Seq2Seq の疑問を解決するために論文を読む

疑問1 encoder の input について

Seq2Seq encoder に sentence を input するときに Word Embeddings をするのだけど、input が [word_vec1, word_vec2, ..., word_vecn] のように word vector の sequence になるような気がするが自信なし。
Decoder/Encoder を提案した https://arxiv.org/abs/1406.1078 | Learning Phrase Representations using RNN Encoder-Decoder for Statistical Machine Translation を読むと。"We used rank-100 matrices, equivalent to learning an embedding of dimension 100 for each word." と書いてあるから合っているっぽい。

追記
"Each word of the source phrase is embedded in a 500-dimensional vector space: e(xi) ∈ R500." と書いてあるから正解。

疑問2: encoder / decoder の間でやり取りする c について

C は fixed vector であるという記述と、encoder の hidden state そのものが decoder に渡ると読めるものもある。どちらだろうか。前述のオリジナル論文だと "The encoder is an RNN that reads each symbol of an input sequence x sequentially. As it reads each symbol, the hidden state of the RNN changes according to Eq. (1).
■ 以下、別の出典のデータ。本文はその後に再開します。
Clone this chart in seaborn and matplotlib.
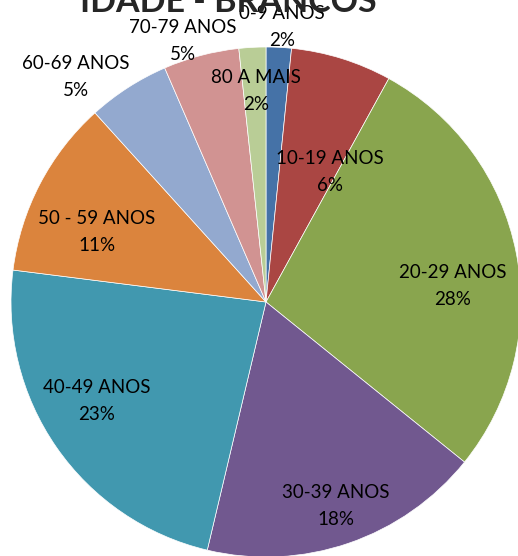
import matplotlib
matplotlib.use("Agg")
import matplotlib.pyplot as plt
import seaborn as sns

sns.set_theme(style="white")
plt.rcParams['font.family'] = ['Lato', 'DejaVu Sans']

# age groups and share of cases (%)
faixas = ["0-9 ANOS", "10-19 ANOS", "20-29 ANOS", "30-39 ANOS", "40-49 ANOS",
          "50 - 59 ANOS", "60-69 ANOS", "70-79 ANOS", "80 A MAIS"]
valores = [1.6, 6.4, 27.8, 17.9, 23.3, 11.3, 5.2, 4.8, 1.7]

cores = ["#4572A7", "#AA4643", "#89A54E", "#71588F", "#4198AF",
         "#DB843D", "#93A9CF", "#D19392", "#B9CD96"]

# where each data label sits (pie radius = 1)
label_pos = [(0.063, 1.078), (0.251, 0.510), (0.733, 0.063), (0.275, -0.800),
             (-0.663, -0.388), (-0.663, 0.275), (-0.745, 0.882),
             (-0.325, 1.024), (-0.039, 0.827)]

W, H = 518, 556
cx, cy, r = 266, 302, 255

fig = plt.figure(figsize=(W / 100, H / 100), dpi=100)
ax = fig.add_axes([0, 0, 1, 1])

ax.pie(valores, colors=cores, startangle=90, counterclock=False, radius=1,
       wedgeprops=dict(edgecolor="white", linewidth=0.5))

ax.set_xlim(-cx / r, (W - cx) / r)
ax.set_ylim(-(H - cy) / r, cy / r)
ax.set_aspect("equal")
ax.axis("off")

total = sum(valores)
for nome, v, (x, y) in zip(faixas, valores, label_pos):
    ax.text(x, y, f"{nome}\n{round(v / total * 100):.0f}%", ha="center",
            va="center", fontsize=13.5, linespacing=1.75, color="black")

fig.text(228 / W, 1 - 12 / H, "IDADE - BRANCOS", ha="center", va="baseline",
         fontsize=24.5, fontweight="bold")

plt.savefig("out.png", dpi=100)
plt.close()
After reading the end of the sequence (marked by an end-of-sequence sym- bol), the hidden state of the RNN is a summary c of the whole input sequence.
The decoder of the proposed model is another RNN which is trained to generate the output se- quence by predicting the next symbol yt given the hidden state h⟨t⟩." とかいてあるから hidden state h と C は同じものを指しているような気がする。

追記
c = tanh Vh⟨N⟩ だった。